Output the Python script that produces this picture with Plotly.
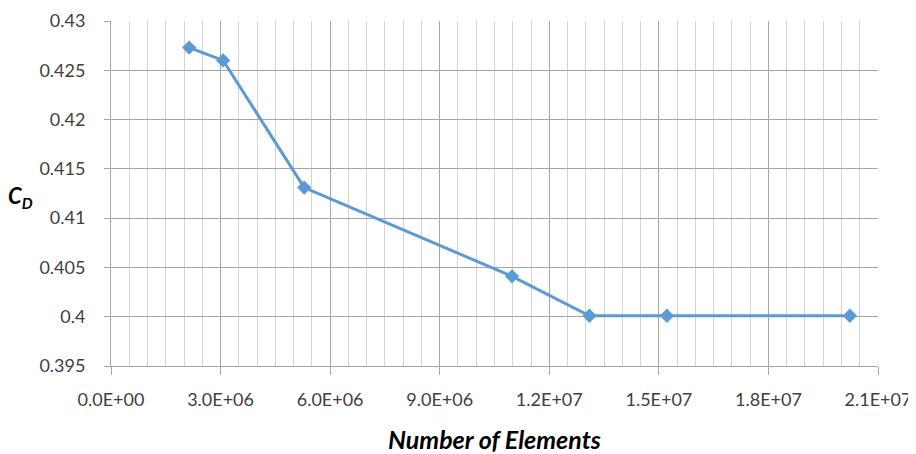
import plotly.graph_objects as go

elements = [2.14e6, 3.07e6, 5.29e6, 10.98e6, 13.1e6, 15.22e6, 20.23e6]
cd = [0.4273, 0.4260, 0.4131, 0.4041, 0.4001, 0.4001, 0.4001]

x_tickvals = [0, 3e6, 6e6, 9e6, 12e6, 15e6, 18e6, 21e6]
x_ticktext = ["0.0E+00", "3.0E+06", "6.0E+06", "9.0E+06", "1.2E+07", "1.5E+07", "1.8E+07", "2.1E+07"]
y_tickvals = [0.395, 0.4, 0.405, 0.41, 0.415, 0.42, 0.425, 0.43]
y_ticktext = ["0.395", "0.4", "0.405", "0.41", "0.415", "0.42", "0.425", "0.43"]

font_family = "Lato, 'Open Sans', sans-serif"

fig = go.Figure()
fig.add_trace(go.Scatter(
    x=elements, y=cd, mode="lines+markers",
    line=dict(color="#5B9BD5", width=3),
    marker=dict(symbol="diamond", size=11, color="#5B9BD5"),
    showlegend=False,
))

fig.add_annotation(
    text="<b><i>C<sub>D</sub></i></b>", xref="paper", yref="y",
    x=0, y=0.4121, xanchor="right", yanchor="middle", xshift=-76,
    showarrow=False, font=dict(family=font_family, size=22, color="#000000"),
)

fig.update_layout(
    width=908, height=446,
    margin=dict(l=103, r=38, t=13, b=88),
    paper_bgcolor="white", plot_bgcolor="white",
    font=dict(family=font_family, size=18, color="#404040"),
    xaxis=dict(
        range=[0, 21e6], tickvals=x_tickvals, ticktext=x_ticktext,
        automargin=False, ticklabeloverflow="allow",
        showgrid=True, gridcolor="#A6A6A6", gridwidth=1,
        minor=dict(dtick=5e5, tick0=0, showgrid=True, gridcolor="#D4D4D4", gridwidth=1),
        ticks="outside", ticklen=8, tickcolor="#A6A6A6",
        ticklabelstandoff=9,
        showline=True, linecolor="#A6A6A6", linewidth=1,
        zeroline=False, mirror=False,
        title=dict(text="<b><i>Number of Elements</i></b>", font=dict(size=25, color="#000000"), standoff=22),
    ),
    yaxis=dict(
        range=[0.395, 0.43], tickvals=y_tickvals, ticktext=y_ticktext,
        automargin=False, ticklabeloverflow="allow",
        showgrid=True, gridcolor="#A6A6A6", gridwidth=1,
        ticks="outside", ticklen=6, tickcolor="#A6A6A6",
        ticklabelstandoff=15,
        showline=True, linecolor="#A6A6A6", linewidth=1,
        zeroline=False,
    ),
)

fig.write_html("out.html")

-------------------------

> [Aim of the exercise] Make an exact copy of the listing above. Do not include the pictures.

> [Solution to the exercise]
Output the Python script that produces this picture with Plotly.
import plotly.graph_objects as go

elements = [2.14e6, 3.07e6, 5.29e6, 10.98e6, 13.1e6, 15.22e6, 20.23e6]
cd = [0.4273, 0.4260, 0.4131, 0.4041, 0.4001, 0.4001, 0.4001]

x_tickvals = [0, 3e6, 6e6, 9e6, 12e6, 15e6, 18e6, 21e6]
x_ticktext = ["0.0E+00", "3.0E+06", "6.0E+06", "9.0E+06", "1.2E+07", "1.5E+07", "1.8E+07", "2.1E+07"]
y_tickvals = [0.395, 0.4, 0.405, 0.41, 0.415, 0.42, 0.425, 0.43]
y_ticktext = ["0.395", "0.4", "0.405", "0.41", "0.415", "0.42", "0.425", "0.43"]

font_family = "Lato, 'Open Sans', sans-serif"

fig = go.Figure()
fig.add_trace(go.Scatter(
    x=elements, y=cd, mode="lines+markers",
    line=dict(color="#5B9BD5", width=3),
    marker=dict(symbol="diamond", size=11, color="#5B9BD5"),
    showlegend=False,
))

fig.add_annotation(
    text="<b><i>C<sub>D</sub></i></b>", xref="paper", yref="y",
    x=0, y=0.4121, xanchor="right", yanchor="middle", xshift=-76,
    showarrow=False, font=dict(family=font_family, size=22, color="#000000"),
)

fig.update_layout(
    width=908, height=446,
    margin=dict(l=103, r=38, t=13, b=88),
    paper_bgcolor="white", plot_bgcolor="white",
    font=dict(family=font_family, size=18, color="#404040"),
    xaxis=dict(
        range=[0, 21e6], tickvals=x_tickvals, ticktext=x_ticktext,
        automargin=False, ticklabeloverflow="allow",
        showgrid=True, gridcolor="#A6A6A6", gridwidth=1,
        minor=dict(dtick=5e5, tick0=0, showgrid=True, gridcolor="#D4D4D4", gridwidth=1),
        ticks="outside", ticklen=8, tickcolor="#A6A6A6",
        ticklabelstandoff=9,
        showline=True, linecolor="#A6A6A6", linewidth=1,
        zeroline=False, mirror=False,
        title=dict(text="<b><i>Number of Elements</i></b>", font=dict(size=25, color="#000000"), standoff=22),
    ),
    yaxis=dict(
        range=[0.395, 0.43], tickvals=y_tickvals, ticktext=y_ticktext,
        automargin=False, ticklabeloverflow="allow",
        showgrid=True, gridcolor="#A6A6A6", gridwidth=1,
        ticks="outside", ticklen=6, tickcolor="#A6A6A6",
        ticklabelstandoff=15,
        showline=True, linecolor="#A6A6A6", linewidth=1,
        zeroline=False,
    ),
)

fig.write_html("out.html")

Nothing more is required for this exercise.